-- START Material for this task --

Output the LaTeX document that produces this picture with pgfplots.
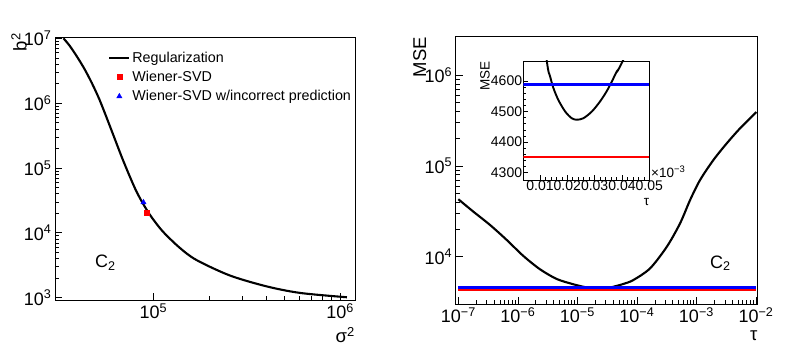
\documentclass[border=0pt]{standalone}
\usepackage{fontspec}
\setmainfont{Liberation Sans}
\usepackage{pgfplots}
\usepackage{pgfplotstable}
\pgfplotsset{compat=1.18}

\pgfplotstableread{
s2 b2
32960 1.0e7
35480 7.762e6
38900 5.248e6
42660 3.388e6
46770 2.042e6
51290 1.148e6
56230 5.888e5
61660 2.951e5
67610 1.479e5
74130 7.762e4
81280 4.266e4
89130 2.630e4
97720 1.738e4
112200 1.047e4
138000 5888
169800 3802
257000 2188
407400 1479
616600 1175
1086000 1012
}\regtable

\pgfplotstableread{
tau mse
1e-7 42900
1.786e-7 31330
3.41e-7 22340
6.50e-7 15280
1.236e-6 10190
2.36e-6 7261
4.51e-6 5675
8.57e-6 4966
1.25e-5 4665
1.37e-5 4615
1.49e-5 4577
1.67e-5 4538
1.92e-5 4500
2.16e-5 4478
2.35e-5 4473
2.59e-5 4478
2.90e-5 4500
3.20e-5 4533
3.44e-5 4566
3.63e-5 4598
3.81e-5 4631
4.03e-5 4665
5.93e-5 5010
8.73e-5 5534
1.667e-4 7447
3.184e-4 12880
5.32e-4 23330
7.83e-4 42070
1.153e-3 69980
1.932e-3 116100
3.243e-3 177400
5.42e-3 259400
9.70e-3 379300
1e-2 386400
}\msetable

\begin{document}
\begin{tikzpicture}
\useasboundingbox (0pt,0pt) rectangle (805pt,348pt);
\pgfplotsset{
  rootstyle/.style={
    scale only axis, anchor=south west,
    tick pos=left,
    major tick length=7pt, minor tick length=4pt,
    tick style={line width=0.6pt, black},
    axis line style={line width=0.8pt},
    tick label style={font=\fontsize{18}{18}\selectfont},
  },
  legend image code/.code={\draw[mark repeat=2, mark phase=2, #1] plot coordinates {(0pt,0pt) (10pt,0pt) (20pt,0pt)};},
}
% ---------- left panel ----------
\begin{axis}[rootstyle, at={(55pt,48pt)}, width=300pt, height=262.5pt,
  xmode=log, ymode=log,
  xmin=29700, xmax=1.2e6, ymin=918, ymax=1.03e7,
  xtick={1e5,1e6}, xticklabels={10\textsuperscript{5},10\textsuperscript{6}},
  ytick={1e3,1e4,1e5,1e6,1e7},
  yticklabels={10\textsuperscript{3},10\textsuperscript{4},10\textsuperscript{5},10\textsuperscript{6},10\textsuperscript{7}},
  legend style={draw=none, fill=none, at={(rel axis cs:0.167,0.962)}, anchor=north west,
    font=\fontsize{14.3}{14.3}\selectfont, row sep=3.5pt},
  legend cell align=left,
]
\addplot[black, line width=2.1pt, smooth] table[x=s2, y=b2] {\regtable};
\addlegendentry{Regularization}
\addplot[only marks, mark=square*, mark size=2.6pt, color=red] coordinates {(92200,20300)};
\addlegendentry{Wiener-SVD}
\addplot[only marks, mark=triangle*, mark size=3pt, color=blue] coordinates {(88400,29500)};
\addlegendentry{Wiener-SVD w/incorrect prediction}
\node[anchor=base west, font=\fontsize{18}{18}\selectfont, inner sep=0pt] at (rel axis cs:0.133,0.122) {C\textsubscript{2}};
\end{axis}
\node[rotate=90, anchor=south east, inner sep=0pt, font=\fontsize{18.5}{18.5}\selectfont] at (27pt,315pt) {b\textsuperscript{2}};
\node[anchor=north east, inner sep=0pt, font=\fontsize{18.5}{18.5}\selectfont] at (355pt,21pt) {σ\textsuperscript{2}};
% ---------- right panel ----------
\begin{axis}[rootstyle, at={(455.7pt,44pt)}, width=302pt, height=268pt,
  xmode=log, ymode=log,
  xmin=9.03e-8, xmax=1.07e-2, ymin=3013, ymax=2.69e6,
  xtick={1e-7,1e-6,1e-5,1e-4,1e-3,1e-2},
  xticklabels={10\textsuperscript{−7},10\textsuperscript{−6},10\textsuperscript{−5},10\textsuperscript{−4},10\textsuperscript{−3},10\textsuperscript{−2}},
  ytick={1e4,1e5,1e6},
  yticklabels={10\textsuperscript{4},10\textsuperscript{5},10\textsuperscript{6}},
]
\addplot[black, line width=2.1pt, smooth] table[x=tau, y=mse] {\msetable};
\addplot[red, line width=2.4pt] coordinates {(1e-7,4352) (1e-2,4352)};
\addplot[blue, line width=2.4pt] coordinates {(1e-7,4588) (1e-2,4588)};
\node[anchor=base west, font=\fontsize{18}{18}\selectfont, inner sep=0pt] at (rel axis cs:0.842,0.134) {C\textsubscript{2}};
\end{axis}
\node[rotate=90, anchor=south east, inner sep=0pt, font=\fontsize{18.5}{18.5}\selectfont] at (426.5pt,311pt) {MSE};
\node[anchor=north east, inner sep=0pt, font=\fontsize{18.5}{18.5}\selectfont] at (757.7pt,17.5pt) {τ};
% ---------- inset ----------
\begin{axis}[rootstyle, at={(523.3pt,168pt)}, width=126pt, height=119pt,
  axis background/.style={fill=white},
  xmin=0.0039, xmax=0.05, ymin=4276, ymax=4665,
  major tick length=5pt, minor tick length=3pt,
  tick label style={font=\fontsize{14}{14}\selectfont},
  xtick={0.01,0.02,0.03,0.04,0.05}, xticklabels={0.01,0.02,0.03,0.04,0.05},
  ytick={4300,4400,4500,4600}, yticklabels={4300,4400,4500,4600},
  minor x tick num=4, minor y tick num=4,
  xticklabel style={inner ysep=1pt},
  yticklabel style={inner xsep=1pt},
  scaled x ticks=false,
]
\addplot[black, line width=1.9pt, smooth, restrict x to domain=0:0.1, restrict y to domain=4000:5200] table[x expr=\thisrow{tau}*1000, y=mse] {\msetable};
\addplot[red, line width=2.4pt] coordinates {(0.0039,4352) (0.05,4352)};
\addplot[blue, line width=2.4pt] coordinates {(0.0039,4588) (0.05,4588)};
\end{axis}
\node[rotate=90, anchor=south east, inner sep=0pt, font=\fontsize{13.5}{13.5}\selectfont] at (490pt,287pt) {MSE};
\node[anchor=north east, inner sep=0pt, font=\fontsize{13.5}{13.5}\selectfont] at (649.3pt,150pt) {τ};
\node[anchor=base west, inner sep=0pt, font=\fontsize{13.5}{13.5}\selectfont] at (651pt,170pt) {×10\textsuperscript{−3}};
\end{tikzpicture}
\end{document}
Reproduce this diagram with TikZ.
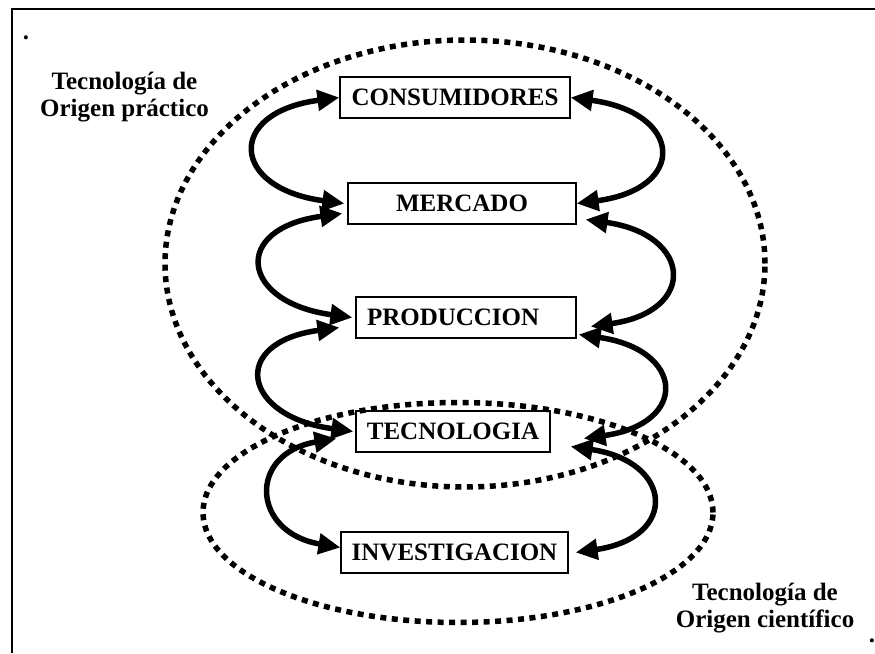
\documentclass[tikz,border=0pt]{standalone}
\usepackage{fontspec}
\setmainfont{Liberation Serif}
\usetikzlibrary{arrows.meta}

\begin{document}
\begin{tikzpicture}[x=1pt,y=-1pt,
  caja/.style={draw,line width=1.2pt,inner sep=0pt,minimum height=41pt,font=\fontsize{25}{27}\selectfont\bfseries},
  rotulo/.style={align=center,inner sep=0pt,font=\fontsize{25}{27}\selectfont\bfseries},
  flecha/.style={line width=5.5pt,{Triangle[length=22pt,width=20pt]}-{Triangle[length=22pt,width=20pt]}},
  punteado/.style={line width=5.5pt,dash pattern=on 6pt off 5.5pt}]
\useasboundingbox (0,0) rectangle (875,653);
\draw[line width=2pt] (12,653) -- (12,9) -- (875,9);
\node[rotulo,anchor=base] (punto1) at (26,39) {.};
\node[rotulo,anchor=base] (punto2) at (872,642) {.};
\draw[punteado] (465,263.5) ellipse [x radius=300pt,y radius=223.5pt];
\draw[punteado] (458,512.5) ellipse [x radius=255pt,y radius=110pt];
\node[rotulo] (practico) at (124.5,97) {Tecnología de\\Origen práctico};
\node[rotulo] (cientifico) at (765,608) {Tecnología de\\Origen científico};
\node[caja,minimum width=230pt] (cons) at (455,97.5) {CONSUMIDORES};
\node[caja,minimum width=228pt] (merc) at (462,203.5) {MERCADO};
\node[caja,minimum width=220pt,text width=198pt,align=left] (prod) at (466,317.5) {PRODUCCION};
\node[caja,minimum width=194pt] (tecn) at (453,431.5) {TECNOLOGIA};
\node[caja,minimum width=227pt] (inv) at (454.5,552.5) {INVESTIGACION};
\draw[flecha] (cons.west) .. controls +(-114,15) and +(-114,-15) .. ([xshift=-3pt]merc.west);
\draw[flecha] ([xshift=-5pt,yshift=-10pt]merc.west) .. controls +(-112,15) and +(-112,-15) .. ([xshift=-3pt]prod.west);
\draw[flecha] ([xshift=-16pt,yshift=-10pt]prod.west) .. controls +(-111,15) and +(-111,-15) .. ([xshift=-2pt]tecn.west);
\draw[flecha] ([xshift=-19pt,yshift=-7pt]tecn.west) .. controls +(-89,15) and +(-89,-15) .. ([yshift=5pt]inv.west);
\draw[flecha] (cons.east) .. controls +(112,15) and +(112,-15) .. (merc.east);
\draw[flecha] ([xshift=9pt,yshift=-16pt]merc.east) .. controls +(107,15) and +(107,-15) .. ([xshift=14pt,yshift=-9pt]prod.east);
\draw[flecha] ([xshift=2pt,yshift=-17pt]prod.east) .. controls +(106,15) and +(106,-15) .. ([xshift=33pt,yshift=-7pt]tecn.east);
\draw[flecha] ([xshift=20pt,yshift=-15pt]tecn.east) .. controls +(103,15) and +(103,-15) .. ([xshift=7pt]inv.east);
\end{tikzpicture}
\end{document}
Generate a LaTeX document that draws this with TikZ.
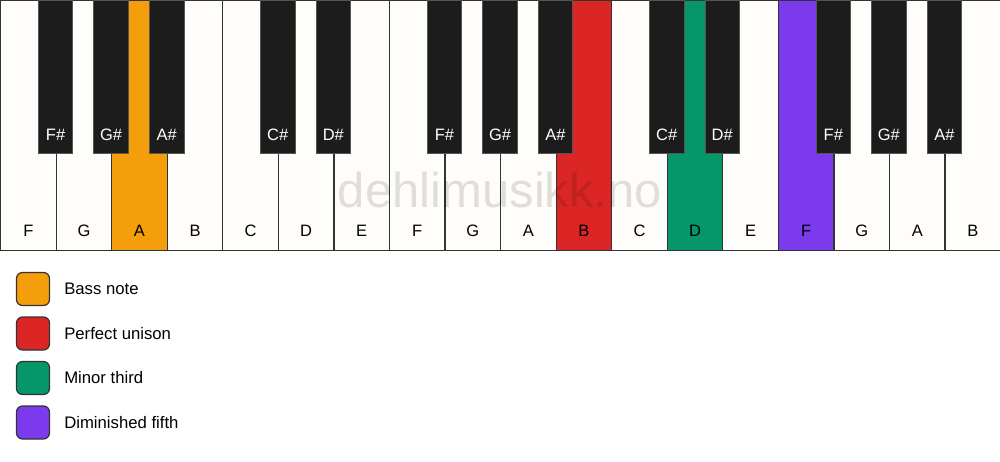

-- END Material for this task --

## Task
Which lines contain "LaTeX"? Show each of them.

## Full solution
Output the LaTeX document that produces this picture with pgfplots.
Generate a LaTeX document that draws this with TikZ.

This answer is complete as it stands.